Festival Cannes

Ein Western, der nach Osten schaut

18.05.2014
von  Gunther Baumann
„The Homesman“: Tommy Lee Jones und Hilary Swank vor der Premiere in Cannes © Katharina Sartena
Endlich mal ein starker Film im bisher sehr durchschnittlichen Wettbewerb von Cannes: Tommy Lee Jones ist im Western „The Homesman“ als Hauptdarsteller, Regisseur und Co-Autor im Einsatz – und er beweist einmal mehr, dass er packendes Kino zu inszenieren versteht. Der Film, der im November ins Kino kommen soll, dreht die Grundregeln des Western-Genres um. Tommy Lee Jones: „Unsere Protagonisten brechen nicht in den Westen auf - sie reisen vom Westen in den Osten der USA. Und es stehen keine männlichen Helden im Mittelpunkt, sondern Frauen.“
Großartig: Hilary Swank als resolute Farmerin in „The Homesman“ © Festival de Cannes

„The Homesman“

Genre: Western. Cannes-Premiere: Wettbewerb um die Goldene Palme. Regie: Tommy Lee Jones (USA). Star-Faktor: sehr hoch (Tommy Lee Jones und Hilary Swank in den Haupt-, Meryl Streep und Hailee Steinfeld in wichtigen Nebenrollen).

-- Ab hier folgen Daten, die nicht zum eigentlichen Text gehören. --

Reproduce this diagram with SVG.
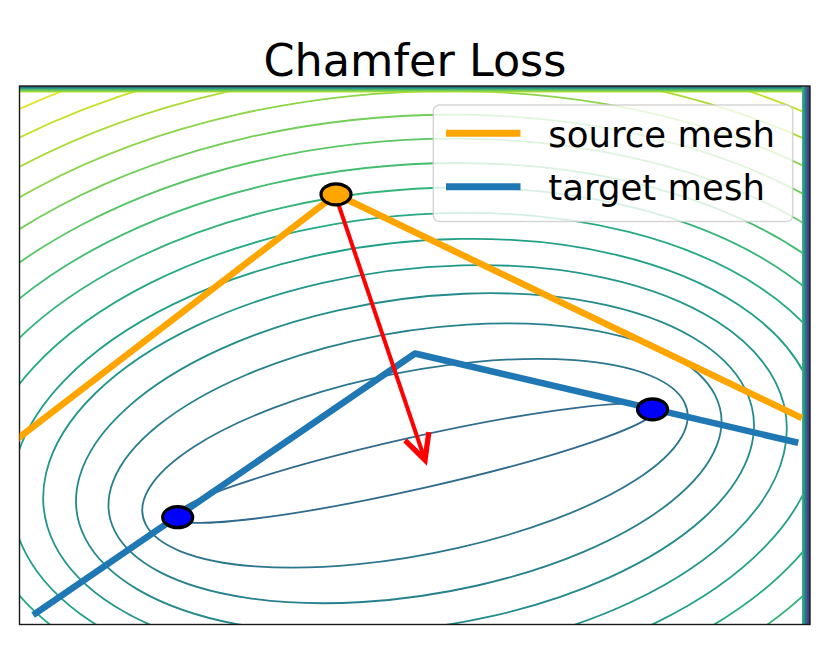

„Dies ist ein Film, der sich nicht um Genres kümmert. Es geht um die amerikanische Geschichte“, sagte Tommy Lee Jones in Cannes über seinen Western „The Homesman“. Der Schauspieler und Regisseur weiter: „Man bekommt einen Eindruck, wie unzivilisiert die Zivilisation sein kann. Auch der amerikanische Imperialismus westlich des Mississippi gegenüber den Ureinwohnern des Landes ist ein Thema – wir lassen den Film aber für sich selbst sprechen.“

„The Homesman“ ist ein Film, der viel zu erzählen hat – in einer für den Western in der Tat höchst ungewöhnlichen Geschichte. Zentralfigur ist die resolute Farmerin Mary Bee Cuddy (Hilary Swank), die ihren Hof in Nebraska ganz allein bewirtschaftet. Gewiss, sie würde gern heiraten – aber sie findet in der Einöde keinen Mann.

Das Leben ist verdammt hart im Nebraska des 19. Jahrhunderts. Nicht alle Siedler kommen gut mit dem kargen Dasein und den Naturkatastrophen zurecht. Die Story wirft den Blick auf drei Frauen, die nach schweren Schicksalsschlägen den Verstand verlieren.  Mary Bee Cuddy erklärt sich bereit, die Frauen zur Behandlung gen Osten in eine Institution nach Iowa zu fahren.

Allein zieht sie mit ihren schwer gestörten Schützlingen per Pferdewagen los – doch bald bekommt sie männliche Unterstützung. Mary rettet den Landdieb George Briggs (Tommy Lee Jones) vor dem Erhängen. Der erklärt sich zum Dank dazu bereit, den Tross durch die Wildnis bis zum Ziel zu begleiten. Ganz selbstlos handelt er freilich nicht: Mary verspricht ihm als Honorar die Summe von 300 Dollar; auszahlbar am Ziel.

Die Filmhelden reiten nun nicht, wie es im Western eigentlich Pflicht ist, einem finalen Showdown entgegen. Sie erleben statt dessen viele kleine Konflikte unterwegs. Eine Begegnung mit gut bewaffneten Indianern sorgt für Herzklopfen; die Nächte in der kalten Natur bedeuten im Grunde bedrohliche Gefahr. Mary und Biggs kommen einander allmählich näher, doch eine dramatische Wendung der Geschichte verstört die Reisenden genauso wie das Publikum.

Unterm Strich ist dieser Western ein packendes Drama, das sich um eine sehr starke und drei sehr kranke Frauen dreht. Der Platz der Männer ist in der zweiten Reihe, wo sie ihre Revierkämpfe um Macht, Profit und Liebe austragen. Am Ziel wartet Meryl Streep in der Rolle einer Pfarrers-Frau, die die Patientinnen in Empfang nimmt. Gut möglich, dass dieser Part für die dreifache Oscar-Gewinnerin etwas ganz Besonderes wahr:  Eine der Landfrauen, die ob ihres Seelenleids verstummten, wird von Streeps Tochter Grace Gummer gespielt.

Erfolgs-Chancen im Kino: Hoch. Gesamteindruck: Ein meisterlicher Western der ungewöhnlichen Art mit einem bärenstarken Ensemble.